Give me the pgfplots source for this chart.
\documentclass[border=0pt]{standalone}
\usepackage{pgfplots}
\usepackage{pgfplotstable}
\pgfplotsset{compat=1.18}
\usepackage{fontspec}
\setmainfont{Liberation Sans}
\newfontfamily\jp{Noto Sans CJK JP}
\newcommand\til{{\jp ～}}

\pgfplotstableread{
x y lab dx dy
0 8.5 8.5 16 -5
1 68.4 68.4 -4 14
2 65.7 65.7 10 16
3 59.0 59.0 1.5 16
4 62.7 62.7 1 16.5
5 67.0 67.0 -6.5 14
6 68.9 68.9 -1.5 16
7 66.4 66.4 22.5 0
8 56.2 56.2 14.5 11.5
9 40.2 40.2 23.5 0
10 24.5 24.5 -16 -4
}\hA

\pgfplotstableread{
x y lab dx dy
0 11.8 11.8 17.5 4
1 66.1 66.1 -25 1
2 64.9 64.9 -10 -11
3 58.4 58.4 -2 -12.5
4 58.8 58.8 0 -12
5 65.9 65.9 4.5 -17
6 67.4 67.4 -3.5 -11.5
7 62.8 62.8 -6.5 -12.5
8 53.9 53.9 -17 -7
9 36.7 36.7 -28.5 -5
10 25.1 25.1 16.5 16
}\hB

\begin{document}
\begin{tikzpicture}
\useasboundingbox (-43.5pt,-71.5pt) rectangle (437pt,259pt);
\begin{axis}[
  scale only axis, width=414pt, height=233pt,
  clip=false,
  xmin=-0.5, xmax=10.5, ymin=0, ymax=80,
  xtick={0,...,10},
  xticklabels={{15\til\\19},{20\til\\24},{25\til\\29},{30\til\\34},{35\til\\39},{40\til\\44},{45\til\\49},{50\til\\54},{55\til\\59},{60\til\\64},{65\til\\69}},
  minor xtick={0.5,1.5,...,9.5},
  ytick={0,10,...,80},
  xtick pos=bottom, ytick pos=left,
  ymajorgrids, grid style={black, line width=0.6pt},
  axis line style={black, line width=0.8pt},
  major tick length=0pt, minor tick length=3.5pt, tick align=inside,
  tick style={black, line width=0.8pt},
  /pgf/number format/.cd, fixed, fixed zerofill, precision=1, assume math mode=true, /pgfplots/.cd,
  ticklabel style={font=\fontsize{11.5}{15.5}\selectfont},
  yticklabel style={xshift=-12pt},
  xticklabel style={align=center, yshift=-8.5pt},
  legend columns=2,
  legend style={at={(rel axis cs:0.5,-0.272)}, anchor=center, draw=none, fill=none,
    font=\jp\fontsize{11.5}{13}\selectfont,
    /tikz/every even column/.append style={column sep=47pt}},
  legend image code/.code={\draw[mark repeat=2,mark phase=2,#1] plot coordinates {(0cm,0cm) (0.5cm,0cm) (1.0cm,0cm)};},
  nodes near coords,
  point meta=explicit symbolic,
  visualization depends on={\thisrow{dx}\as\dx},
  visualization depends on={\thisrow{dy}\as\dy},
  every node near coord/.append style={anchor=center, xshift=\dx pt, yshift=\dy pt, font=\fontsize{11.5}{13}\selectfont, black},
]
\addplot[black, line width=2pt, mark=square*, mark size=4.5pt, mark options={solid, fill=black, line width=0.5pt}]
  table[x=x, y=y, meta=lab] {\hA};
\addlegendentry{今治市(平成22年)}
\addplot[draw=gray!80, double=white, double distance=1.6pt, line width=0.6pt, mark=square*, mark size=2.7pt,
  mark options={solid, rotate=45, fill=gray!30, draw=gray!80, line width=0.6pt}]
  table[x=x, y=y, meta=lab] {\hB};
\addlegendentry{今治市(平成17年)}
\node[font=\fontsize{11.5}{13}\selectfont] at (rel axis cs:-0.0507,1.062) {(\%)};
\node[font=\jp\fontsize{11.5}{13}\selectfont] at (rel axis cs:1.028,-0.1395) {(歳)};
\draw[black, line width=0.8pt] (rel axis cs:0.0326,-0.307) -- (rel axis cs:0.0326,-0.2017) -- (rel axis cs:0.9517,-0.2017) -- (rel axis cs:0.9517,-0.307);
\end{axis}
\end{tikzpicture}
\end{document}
────
TO DO -
Reproduce the data, keeping every line exactly the same.

ANSWER TO THIS EXERCISE -
Give me the pgfplots source for this chart.
\documentclass[border=0pt]{standalone}
\usepackage{pgfplots}
\usepackage{pgfplotstable}
\pgfplotsset{compat=1.18}
\usepackage{fontspec}
\setmainfont{Liberation Sans}
\newfontfamily\jp{Noto Sans CJK JP}
\newcommand\til{{\jp ～}}

\pgfplotstableread{
x y lab dx dy
0 8.5 8.5 16 -5
1 68.4 68.4 -4 14
2 65.7 65.7 10 16
3 59.0 59.0 1.5 16
4 62.7 62.7 1 16.5
5 67.0 67.0 -6.5 14
6 68.9 68.9 -1.5 16
7 66.4 66.4 22.5 0
8 56.2 56.2 14.5 11.5
9 40.2 40.2 23.5 0
10 24.5 24.5 -16 -4
}\hA

\pgfplotstableread{
x y lab dx dy
0 11.8 11.8 17.5 4
1 66.1 66.1 -25 1
2 64.9 64.9 -10 -11
3 58.4 58.4 -2 -12.5
4 58.8 58.8 0 -12
5 65.9 65.9 4.5 -17
6 67.4 67.4 -3.5 -11.5
7 62.8 62.8 -6.5 -12.5
8 53.9 53.9 -17 -7
9 36.7 36.7 -28.5 -5
10 25.1 25.1 16.5 16
}\hB

\begin{document}
\begin{tikzpicture}
\useasboundingbox (-43.5pt,-71.5pt) rectangle (437pt,259pt);
\begin{axis}[
  scale only axis, width=414pt, height=233pt,
  clip=false,
  xmin=-0.5, xmax=10.5, ymin=0, ymax=80,
  xtick={0,...,10},
  xticklabels={{15\til\\19},{20\til\\24},{25\til\\29},{30\til\\34},{35\til\\39},{40\til\\44},{45\til\\49},{50\til\\54},{55\til\\59},{60\til\\64},{65\til\\69}},
  minor xtick={0.5,1.5,...,9.5},
  ytick={0,10,...,80},
  xtick pos=bottom, ytick pos=left,
  ymajorgrids, grid style={black, line width=0.6pt},
  axis line style={black, line width=0.8pt},
  major tick length=0pt, minor tick length=3.5pt, tick align=inside,
  tick style={black, line width=0.8pt},
  /pgf/number format/.cd, fixed, fixed zerofill, precision=1, assume math mode=true, /pgfplots/.cd,
  ticklabel style={font=\fontsize{11.5}{15.5}\selectfont},
  yticklabel style={xshift=-12pt},
  xticklabel style={align=center, yshift=-8.5pt},
  legend columns=2,
  legend style={at={(rel axis cs:0.5,-0.272)}, anchor=center, draw=none, fill=none,
    font=\jp\fontsize{11.5}{13}\selectfont,
    /tikz/every even column/.append style={column sep=47pt}},
  legend image code/.code={\draw[mark repeat=2,mark phase=2,#1] plot coordinates {(0cm,0cm) (0.5cm,0cm) (1.0cm,0cm)};},
  nodes near coords,
  point meta=explicit symbolic,
  visualization depends on={\thisrow{dx}\as\dx},
  visualization depends on={\thisrow{dy}\as\dy},
  every node near coord/.append style={anchor=center, xshift=\dx pt, yshift=\dy pt, font=\fontsize{11.5}{13}\selectfont, black},
]
\addplot[black, line width=2pt, mark=square*, mark size=4.5pt, mark options={solid, fill=black, line width=0.5pt}]
  table[x=x, y=y, meta=lab] {\hA};
\addlegendentry{今治市(平成22年)}
\addplot[draw=gray!80, double=white, double distance=1.6pt, line width=0.6pt, mark=square*, mark size=2.7pt,
  mark options={solid, rotate=45, fill=gray!30, draw=gray!80, line width=0.6pt}]
  table[x=x, y=y, meta=lab] {\hB};
\addlegendentry{今治市(平成17年)}
\node[font=\fontsize{11.5}{13}\selectfont] at (rel axis cs:-0.0507,1.062) {(\%)};
\node[font=\jp\fontsize{11.5}{13}\selectfont] at (rel axis cs:1.028,-0.1395) {(歳)};
\draw[black, line width=0.8pt] (rel axis cs:0.0326,-0.307) -- (rel axis cs:0.0326,-0.2017) -- (rel axis cs:0.9517,-0.2017) -- (rel axis cs:0.9517,-0.307);
\end{axis}
\end{tikzpicture}
\end{document}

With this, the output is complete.